While we're talking Beer Bible, let me point you to the new Facebook page for the book. I'm not sure why we do this, but we do, and I have done it. I will use it as a clearinghouse for dates on the for upcoming book tour. So go like that and follow along if you feel inspired.

Next, we have the latest Beervana Podcast available. This is the first of a two-parter that will revolve around the Oregon Brewers Festival. Even if you don't live nearby and have no plans to go, you may still find it interesting. We're using the current event as a way to chart the change in beer over time, looking at this year's list and comparing it to the one from a decade ago. Big changes, and I think they represent trends in brewing writ large.

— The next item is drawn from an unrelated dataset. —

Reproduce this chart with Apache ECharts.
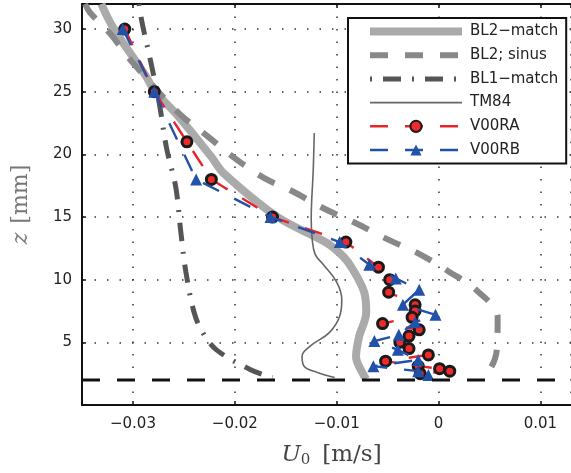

Finally--and directly related to that concept of changes in beer--is my latest All About Beer post.

For the average consumer, “IPA” is completely disconnected from the historical style—it just means juicily hoppy. So when you attach it to any other adjective (session, white, Belgian, etc.), all it does is designate the presence of the juicily hoppy character. So yes, if Ben made a 4.8% lager made with pilsner and Vienna malt, infused it with that juicy hoppiness, he could probably call it a helles IPA. (The helles part would be a lot more confusing than the IPA.) But the implicit point in his question is evident—by the time you’re making a helles IPA, you’ve stretched that poor adjective so far it hardly has any meaning left.